# Exercise materials start

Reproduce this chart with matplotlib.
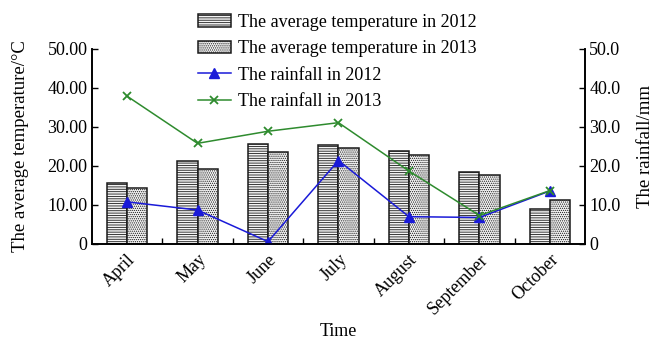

# Exercise materials end
# Exercise materials start

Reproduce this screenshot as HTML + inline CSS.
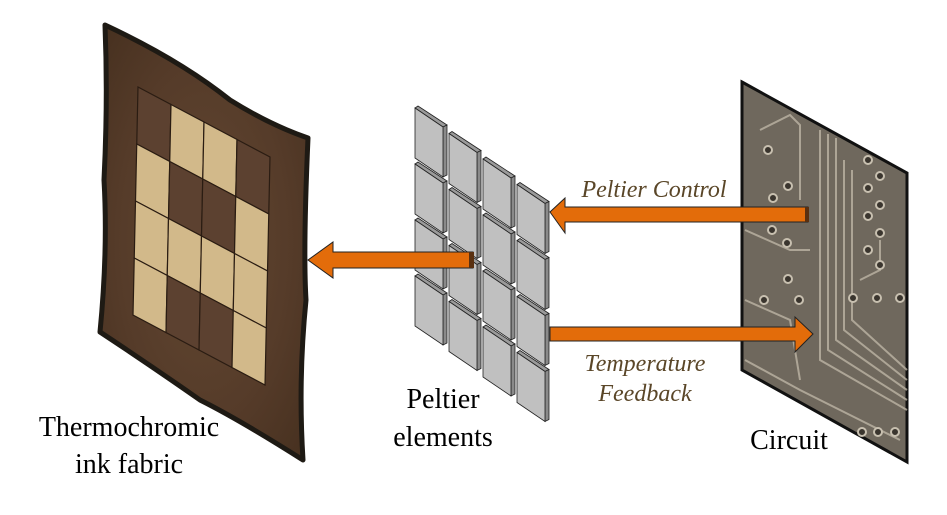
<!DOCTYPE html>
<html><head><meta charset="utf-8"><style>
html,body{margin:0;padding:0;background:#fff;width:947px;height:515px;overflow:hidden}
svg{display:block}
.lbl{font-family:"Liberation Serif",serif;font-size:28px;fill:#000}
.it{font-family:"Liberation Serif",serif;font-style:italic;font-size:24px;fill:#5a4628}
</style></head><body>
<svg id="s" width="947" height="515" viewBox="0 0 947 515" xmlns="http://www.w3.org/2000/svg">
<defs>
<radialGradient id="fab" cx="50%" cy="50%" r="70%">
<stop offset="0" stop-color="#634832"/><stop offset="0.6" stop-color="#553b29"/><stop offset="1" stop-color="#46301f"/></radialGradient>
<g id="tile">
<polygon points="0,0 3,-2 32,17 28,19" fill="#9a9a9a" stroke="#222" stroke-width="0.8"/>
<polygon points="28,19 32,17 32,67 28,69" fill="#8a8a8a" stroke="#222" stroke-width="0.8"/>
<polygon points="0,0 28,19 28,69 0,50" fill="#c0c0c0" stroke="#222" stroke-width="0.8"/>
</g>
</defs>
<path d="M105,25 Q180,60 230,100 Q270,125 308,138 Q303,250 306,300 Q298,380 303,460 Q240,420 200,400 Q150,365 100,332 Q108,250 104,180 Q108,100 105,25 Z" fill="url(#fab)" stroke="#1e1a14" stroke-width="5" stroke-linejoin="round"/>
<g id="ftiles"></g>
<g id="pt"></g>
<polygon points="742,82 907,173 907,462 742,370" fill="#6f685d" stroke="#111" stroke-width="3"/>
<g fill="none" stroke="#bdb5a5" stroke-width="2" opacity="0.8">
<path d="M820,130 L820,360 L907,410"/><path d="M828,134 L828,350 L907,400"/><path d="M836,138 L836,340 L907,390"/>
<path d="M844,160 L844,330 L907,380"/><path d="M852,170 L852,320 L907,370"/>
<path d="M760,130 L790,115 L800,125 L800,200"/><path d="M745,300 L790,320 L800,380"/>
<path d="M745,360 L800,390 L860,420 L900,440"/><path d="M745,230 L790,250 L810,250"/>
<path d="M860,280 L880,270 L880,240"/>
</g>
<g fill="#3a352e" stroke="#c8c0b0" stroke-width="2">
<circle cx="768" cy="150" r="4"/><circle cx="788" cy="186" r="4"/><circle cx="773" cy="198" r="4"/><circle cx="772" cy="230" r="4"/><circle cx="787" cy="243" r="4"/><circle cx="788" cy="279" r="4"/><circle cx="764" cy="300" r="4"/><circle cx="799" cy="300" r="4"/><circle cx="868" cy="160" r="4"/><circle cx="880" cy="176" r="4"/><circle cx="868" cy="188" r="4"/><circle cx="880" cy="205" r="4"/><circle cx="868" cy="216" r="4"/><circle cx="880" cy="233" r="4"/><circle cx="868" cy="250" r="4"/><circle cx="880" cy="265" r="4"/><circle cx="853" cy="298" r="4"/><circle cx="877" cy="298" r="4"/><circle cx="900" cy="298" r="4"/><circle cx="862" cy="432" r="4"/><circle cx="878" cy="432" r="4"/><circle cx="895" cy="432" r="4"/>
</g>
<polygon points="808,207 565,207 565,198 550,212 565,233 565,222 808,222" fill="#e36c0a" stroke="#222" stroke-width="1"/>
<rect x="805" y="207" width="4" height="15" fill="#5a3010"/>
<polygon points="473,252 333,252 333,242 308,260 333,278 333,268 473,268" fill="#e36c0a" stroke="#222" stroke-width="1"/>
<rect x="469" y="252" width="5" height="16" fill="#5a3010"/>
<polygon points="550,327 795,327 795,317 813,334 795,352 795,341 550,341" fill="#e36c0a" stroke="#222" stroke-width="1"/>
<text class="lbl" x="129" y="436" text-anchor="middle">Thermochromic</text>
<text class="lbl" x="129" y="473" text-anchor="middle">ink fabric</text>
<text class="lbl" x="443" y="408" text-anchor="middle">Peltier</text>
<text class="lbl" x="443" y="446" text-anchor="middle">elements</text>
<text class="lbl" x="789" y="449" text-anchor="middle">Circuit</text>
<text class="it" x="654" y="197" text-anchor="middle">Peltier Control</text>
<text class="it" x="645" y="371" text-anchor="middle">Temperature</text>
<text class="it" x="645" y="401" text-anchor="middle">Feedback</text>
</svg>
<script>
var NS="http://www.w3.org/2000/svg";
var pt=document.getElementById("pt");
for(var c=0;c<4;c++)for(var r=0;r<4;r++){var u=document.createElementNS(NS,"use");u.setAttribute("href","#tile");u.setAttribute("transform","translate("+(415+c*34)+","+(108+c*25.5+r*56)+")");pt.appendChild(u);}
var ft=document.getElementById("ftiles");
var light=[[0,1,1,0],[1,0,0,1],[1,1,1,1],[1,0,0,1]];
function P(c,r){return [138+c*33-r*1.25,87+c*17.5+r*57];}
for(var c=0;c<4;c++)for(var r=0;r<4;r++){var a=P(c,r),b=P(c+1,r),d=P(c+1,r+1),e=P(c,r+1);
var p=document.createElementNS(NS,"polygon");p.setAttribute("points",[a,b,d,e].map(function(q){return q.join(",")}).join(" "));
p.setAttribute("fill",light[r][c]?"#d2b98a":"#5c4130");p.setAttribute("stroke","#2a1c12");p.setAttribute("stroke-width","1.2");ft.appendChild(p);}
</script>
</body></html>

# Exercise materials end

• [Aim of the task]:
Each line above that holds the string "Reproduce" should be copied and shown.

• [The answer]:
Reproduce this chart with matplotlib.
Reproduce this screenshot as HTML + inline CSS.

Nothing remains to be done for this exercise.